Carson describes the effect of pesticides on river life, specifically the loss of salmon in the Miramichi River in New Brunswick in 1953. Young salmon feed on a river's insect life. Spraying to save the forests from the budworm resulted in the death of many salmon, as well as other fish and birds. As a result of the DDT spraying, no insects remained for the fish to eat. Because good records were kept of pre-spraying conditions, the effects of the DDT could be documented. Not only were fish lost, but "repeated sprayings have now completely altered the stream environment" by reducing the numbers of insects. This food supply would take years to rebuild. While the younger salmon could feed on smaller insects that build their population more quickly, the larger insects needed by the more mature salmon took longer. Despite such devastating effects on the river life, the budworm population was not eradicated.

Carson argues pesticide-spraying campaigns are not the only solution to insect problems and should not be passively accepted as such. She argues the present and future impact of chemical spraying is long lasting and not easily remedied once it is in the environment. She cites the example of the fish kill in Austin, Texas, which resulted from industrial waste that polluted waters for 200 miles. Carson states such devastating examples are merely the known effects. She questions what invisible effects are occurring, as well as those that will occur in the future.
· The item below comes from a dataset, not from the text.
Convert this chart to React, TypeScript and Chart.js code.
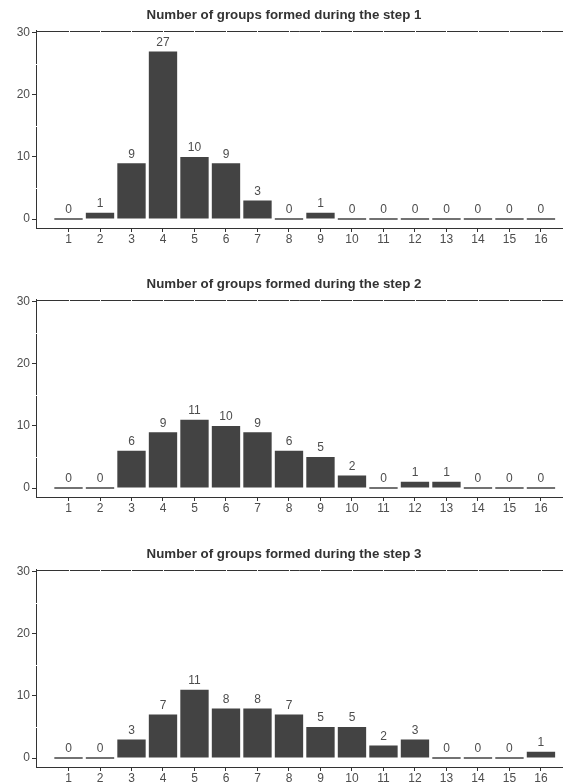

She closes the chapter asking, "When will the public become sufficiently aware of the facts to demand such action?"

Analysis

As in Chapter 3 "Elixirs of Death," this chapter, entitled "Rivers of Death," evokes a contrast. Rivers are associated with life and refreshment, but Carson shows in this chapter rivers polluted with chemicals are neither life-giving nor refreshing.

Carson uses the device of storytelling to introduce the problem. The "story" is set in the Miramichi River, "one of the finest salmon streams in North America." She gives a sense of time; the salmon repeated "age-old patterns" that enabled the species to thrive in this setting. But, as in every story, a problem occurs. In this case the problem was the introduction of chemicals that broke the age-old patterns of the salmon. Carson provides vivid description to enable the reader to envision the story's events: "These young fed voraciously, seeking out the strange and varied insect life of the stream." Spraying caused the young salmon that survived the poison to starve to death.

Carson adds specific details from the research reports that add credibility to her account. She considers this account particularly important because records were kept before and after spraying, demonstrating clear and unmistakable evidence of the destructive effects of DDT. She includes additional anecdotes to support her claim all water, like all of nature, is interconnected. She shows how pesticides have present effects in the area sprayed, broader effects on life that was not targeted, and future effects to later generations.

Carson argues the future effects of pesticide use are not fully known. She cites evidence chemicals remain in the mud at the bottom of ponds for years. Also, chemicals have been known to travel in rivers for hundreds of miles, doing damage all along the way. Carson has provided much evidence of the direct effects of pesticide use, which she considers reason enough to be alarmed. She believes the indirect and unknown impact should move the public to action.